» **Problem details**: Keep only the lines that hold the string "chart", filtering out the rest of the entries below.

Source records
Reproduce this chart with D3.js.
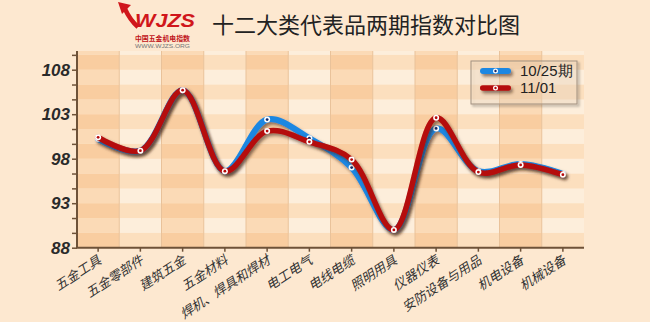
<!DOCTYPE html>
<html>
<head>
<meta http-equiv="content-type" content="text/html; charset=UTF8">
<script src="https://cdn.jsdelivr.net/npm/d3@7/dist/d3.min.js"></script>
<style>
body { margin: 0; background: #fde8d0; }
svg { display: block; }
</style>
</head>
<body>
<svg class="chart" width="650" height="322"></svg>
<script>
var categories = ["五金工具", "五金零部件", "建筑五金", "五金材料", "焊机、焊具和焊材", "电工电气",
	"电线电缆", "照明用具", "仪器仪表", "安防设备与用品", "机电设备", "机械设备"];
var seriesNames = ["10/25期", "11/01"];
var values1025 = [100.2, 98.9, 105.7, 96.6, 102.4, 100.3, 97.0, 90.0, 101.4, 96.6, 97.4, 96.3];
var values1101 = [100.4, 98.9, 105.7, 96.6, 101.1, 99.9, 97.9, 90.0, 102.6, 96.5, 97.3, 96.2];
var yTicks = [88, 93, 98, 103, 108];

var plotLeft = 77, plotRight = 584, plotTop = 51, plotBottom = 247.7;

var svg = d3.select(".chart");

var defs = svg.append("defs");
var f = defs.append("filter").attr("id", "shadow")
	.attr("filterUnits", "userSpaceOnUse")
	.attr("x", 0).attr("y", 0).attr("width", 650).attr("height", 322);
f.append("feDropShadow").attr("dx", 2).attr("dy", 2.5)
	.attr("stdDeviation", 1.5).attr("flood-color", "#3a2010").attr("flood-opacity", 0.55);
var fb = defs.append("filter").attr("id", "boxshadow")
	.attr("x", "-10%").attr("y", "-10%").attr("width", "130%").attr("height", "140%");
fb.append("feDropShadow").attr("dx", 2).attr("dy", 2)
	.attr("stdDeviation", 1.2).attr("flood-color", "#000").attr("flood-opacity", 0.35);

var x = d3.scaleBand().domain(categories).range([plotLeft, plotRight]);
var y = d3.scaleLinear().domain([88, 110.1]).range([plotBottom, plotTop]);

// checkered background
var step = 5 / 3;
var rows = d3.range(88, 110.1, step);
var cells = [];
categories.forEach(function(c, ci) {
	rows.forEach(function(r, ri) {
		cells.push({c: c, ci: ci, r: r, ri: ri});
	});
});
var cellColor = [["#f9cda0", "#fbdab6"], ["#fcdfbe", "#fdeedb"]];
svg.append("g").selectAll("rect")
	.data(cells)
	.enter()
	.append("rect")
	.attr("x", function(d) { return x(d.c); })
	.attr("width", x.bandwidth())
	.attr("y", function(d) { return y(Math.min(d.r + step, 110.1)); })
	.attr("height", function(d) { return y(d.r) - y(Math.min(d.r + step, 110.1)); })
	.attr("fill", function(d) { return cellColor[d.ci % 2][d.ri % 2]; });

// vertical grid lines
svg.append("g").selectAll("line")
	.data(categories.slice(1))
	.enter()
	.append("line")
	.attr("x1", function(d) { return x(d); })
	.attr("x2", function(d) { return x(d); })
	.attr("y1", plotTop).attr("y2", plotBottom)
	.attr("stroke", "#e9c29a").attr("stroke-width", 1);

// axes
var minorTicks = d3.range(88, 110, step);
var yAxis = svg.append("g")
	.attr("transform", "translate(" + plotLeft + ",0)")
	.call(d3.axisLeft(y).tickValues(minorTicks).tickSize(5).tickFormat(""));
yAxis.select(".domain").attr("stroke", "#6e5238").attr("stroke-width", 2).attr("d", "M0," + plotTop + "V" + plotBottom);
yAxis.selectAll(".tick line").attr("stroke", "#6e5238").attr("stroke-width", 1.5);

svg.append("g").selectAll("text")
	.data(yTicks)
	.enter()
	.append("text")
	.attr("x", 70)
	.attr("y", function(d) { return y(d) + 6; })
	.attr("text-anchor", "end")
	.style("font-family", "Liberation Sans, Arial, sans-serif")
	.style("font-size", "17px")
	.style("font-weight", "bold")
	.style("font-style", "italic")
	.attr("fill", "#2a2a2a")
	.text(function(d) { return d; });

var xAxis = svg.append("g")
	.attr("transform", "translate(0," + plotBottom + ")")
	.call(d3.axisBottom(x).tickSize(4).tickFormat(""));
xAxis.select(".domain").attr("stroke", "#6e5238").attr("stroke-width", 2).attr("d", "M" + (plotLeft - 1) + ",0H" + plotRight);
xAxis.selectAll(".tick line").attr("stroke", "#6e5238").attr("stroke-width", 1.5);

svg.append("g").selectAll("text")
	.data(categories)
	.enter()
	.append("text")
	.attr("transform", function(d) {
		return "translate(" + (x(d) + x.bandwidth() / 2 + 4) + "," + (plotBottom + 15) + ") rotate(-33)";
	})
	.attr("text-anchor", "end")
	.style("font-family", "Noto Sans CJK SC, sans-serif")
	.style("font-size", "13px")
	.style("font-style", "italic")
	.attr("fill", "#333")
	.text(function(d) { return d; });

// lines
var line = d3.line()
	.x(function(d, i) { return x(categories[i]) + x.bandwidth() / 2; })
	.y(function(d) { return y(d); })
	.curve(d3.curveCatmullRom.alpha(0.5));

var series = [
	{name: seriesNames[0], values: values1025, color: "#1b87e2", width: 6, dot: "#10286a"},
	{name: seriesNames[1], values: values1101, color: "#b50a0a", width: 5.5, dot: "#b50a0a"}
];

series.forEach(function(s) {
	var g = svg.append("g");
	g.append("path")
		.attr("d", line(s.values))
		.attr("fill", "none")
		.attr("stroke", s.color)
		.attr("stroke-width", s.width)
		.attr("stroke-linecap", "round")
		.attr("filter", "url(#shadow)");
	g.selectAll("circle.m")
		.data(s.values)
		.enter()
		.append("circle")
		.attr("cx", function(d, i) { return x(categories[i]) + x.bandwidth() / 2; })
		.attr("cy", function(d) { return y(d); })
		.attr("r", 3)
		.attr("fill", "#fff");
	g.selectAll("circle.c")
		.data(s.values)
		.enter()
		.append("circle")
		.attr("cx", function(d, i) { return x(categories[i]) + x.bandwidth() / 2; })
		.attr("cy", function(d) { return y(d); })
		.attr("r", 1.4)
		.attr("fill", s.dot);
});

// legend
var legend = svg.append("g").attr("transform", "translate(471,61)");
legend.append("rect")
	.attr("width", 106).attr("height", 43)
	.attr("fill", "#fde6cc").attr("fill-opacity", 0.35)
	.attr("stroke", "#a09080").attr("stroke-width", 1)
	.attr("filter", "url(#boxshadow)");
series.forEach(function(s, i) {
	var ly = 10 + i * 17;
	legend.append("rect")
		.attr("x", 9).attr("y", ly - s.width / 2)
		.attr("width", 31).attr("height", s.width)
		.attr("rx", s.width / 2)
		.attr("fill", s.color)
		.attr("filter", "url(#shadow)");
	legend.append("circle").attr("cx", 24.5).attr("cy", ly).attr("r", 2.5).attr("fill", "#fff");
	legend.append("circle").attr("cx", 24.5).attr("cy", ly).attr("r", 1.2).attr("fill", s.dot);
	legend.append("text")
		.attr("x", 49).attr("y", ly + 5)
		.style("font-family", "Liberation Sans, Arial, sans-serif")
		.style("font-size", "15px")
		.attr("fill", "#222")
		.text(s.name);
});

// title
svg.append("text")
	.attr("x", 212).attr("y", 33)
	.style("font-family", "Noto Sans CJK SC, sans-serif")
	.style("font-size", "22px")
	.attr("fill", "#222")
	.text("十二大类代表品两期指数对比图");

// logo
var logo = svg.append("g");
logo.append("path")
	.attr("d", "M125,9 Q130,20 138,27")
	.attr("stroke", "#d0161b").attr("stroke-width", 4.5).attr("fill", "none");
logo.append("path")
	.attr("d", "M118,2 L131,5 L122,14 Z")
	.attr("fill", "#d0161b");
logo.append("text")
	.attr("x", 135).attr("y", 27)
	.attr("textLength", 60).attr("lengthAdjust", "spacingAndGlyphs")
	.style("font-family", "Liberation Sans, Arial, sans-serif")
	.style("font-size", "18px")
	.style("font-weight", "bold")
	.style("font-style", "italic")
	.attr("fill", "#d0161b")
	.text("WJZS");
logo.append("text")
	.attr("x", 135).attr("y", 41)
	.attr("textLength", 55).attr("lengthAdjust", "spacingAndGlyphs")
	.style("font-family", "Noto Sans CJK SC, sans-serif")
	.style("font-size", "7px")
	.style("font-weight", "bold")
	.attr("fill", "#c0141a")
	.text("中国五金机电指数");
logo.append("text")
	.attr("x", 135).attr("y", 48)
	.attr("textLength", 55).attr("lengthAdjust", "spacingAndGlyphs")
	.style("font-family", "Liberation Sans, Arial, sans-serif")
	.style("font-size", "5.5px")
	.attr("fill", "#777")
	.text("WWW.WJZS.ORG");
</script>
</body>
</html>
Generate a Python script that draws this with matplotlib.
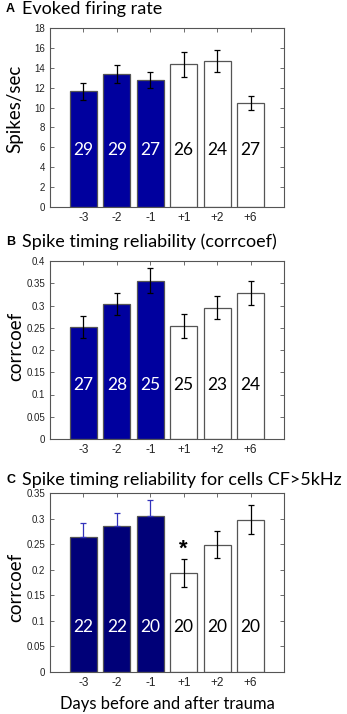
import numpy as np
import matplotlib.pyplot as plt

days = ['-3', '-2', '-1', '+1', '+2', '+6']

rate_mean = [11.63, 13.37, 12.77, 14.35, 14.65, 10.46]
rate_err = [0.82, 0.94, 0.80, 1.27, 1.10, 0.72]
rate_n = [29, 29, 27, 26, 24, 27]

corr_mean = [0.252, 0.303, 0.356, 0.253, 0.295, 0.329]
corr_err = [0.025, 0.025, 0.029, 0.027, 0.026, 0.027]
corr_n = [27, 28, 25, 25, 23, 24]

hf_mean = [0.264, 0.285, 0.306, 0.193, 0.249, 0.298]
hf_err = [0.027, 0.026, 0.031, 0.027, 0.027, 0.029]
hf_n = [22, 22, 20, 20, 20, 20]

title_font = ['Lato', 'DejaVu Sans']
tick_font = ['Liberation Sans', 'DejaVu Sans']

fig = plt.figure(figsize=(3.47, 7.14), dpi=100)
W, H = 347, 714


def make_axes(left, top, right, bottom):
    return fig.add_axes([left / W, 1 - bottom / H, (right - left) / W, (bottom - top) / H])


def draw_panel(ax, mean, err, counts, dark, ylim, yticks, ylab, label_y, ylab_pos,
               upper_only=False, ecol_dark='k'):
    x = np.arange(1, len(mean) + 1)
    colors = [dark] * 3 + ['white'] * 3
    ax.bar(x, mean, width=0.8, color=colors, edgecolor='#555555', linewidth=0.9, zorder=2)
    for i in range(len(mean)):
        if upper_only and i < 3:
            ax.errorbar(x[i], mean[i], yerr=[[0], [err[i]]], fmt='none', ecolor=ecol_dark,
                        elinewidth=0.9, capsize=2.5, capthick=0.9, zorder=3)
        else:
            ax.errorbar(x[i], mean[i], yerr=err[i], fmt='none', ecolor='k',
                        elinewidth=0.9, capsize=2.5, capthick=0.9, zorder=3)
        ax.text(x[i], label_y, str(counts[i]), ha='center', va='center', fontsize=12.5,
                color='white' if i < 3 else 'black', family=title_font, zorder=4)
    ax.set_xlim(0, 7)
    ax.set_ylim(*ylim)
    ax.set_xticks(x)
    ax.set_xticklabels(days, family=tick_font, fontsize=8.5)
    ax.set_yticks(yticks)
    ax.set_yticklabels([('%g' % t) for t in yticks], family=tick_font, fontsize=7, color='#333333')
    ax.tick_params(direction='in', top=True, right=True, length=3, width=0.6, colors='#555555',
                   labelcolor='#222222')
    for s in ax.spines.values():
        s.set_color('#555555')
        s.set_linewidth(0.8)
    ax.set_ylabel(ylab, family=title_font, fontsize=13.5)
    ax.yaxis.set_label_coords(-0.112, ylab_pos)


axA = make_axes(50, 28, 284, 207)
draw_panel(axA, rate_mean, rate_err, rate_n, '#00009E', (0, 18), np.arange(0, 19, 2),
           'Spikes/sec', 5.7, 0.55)

axB = make_axes(50, 261, 284, 439)
draw_panel(axB, corr_mean, corr_err, corr_n, '#00009E', (0, 0.4), np.round(np.arange(0, 0.41, 0.05), 2),
           'corrcoef', 0.122, 0.52)

axC = make_axes(50, 493, 284, 672)
draw_panel(axC, hf_mean, hf_err, hf_n, '#000078', (0, 0.35), np.round(np.arange(0, 0.36, 0.05), 2),
           'corrcoef', 0.088, 0.47, upper_only=True, ecol_dark='#3333BB')
axC.text(4, hf_mean[3] + hf_err[3] + 0.02, '*', ha='center', va='center', fontsize=16,
         fontweight='bold', family=tick_font)
axC.set_xlabel('Days before and after trauma', family=title_font, fontsize=12, labelpad=5)

titles = [('A', 'Evoked firing rate', 9),
          ('B', 'Spike timing reliability (corrcoef)', 242),
          ('C', 'Spike timing reliability for cells CF>5kHz', 480)]
for letter, txt, ypix in titles:
    fig.text(6 / W, 1 - ypix / H, letter, fontsize=9, fontweight='bold', family=tick_font,
             va='center', ha='left')
    fig.text(22 / W, 1 - ypix / H, txt, fontsize=13, family=title_font, va='center', ha='left')

fig.savefig('out.png', dpi=100)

» **Output for this task**:
Reproduce this chart with D3.js.
<svg class="chart" width="650" height="322"></svg>
var svg = d3.select(".chart");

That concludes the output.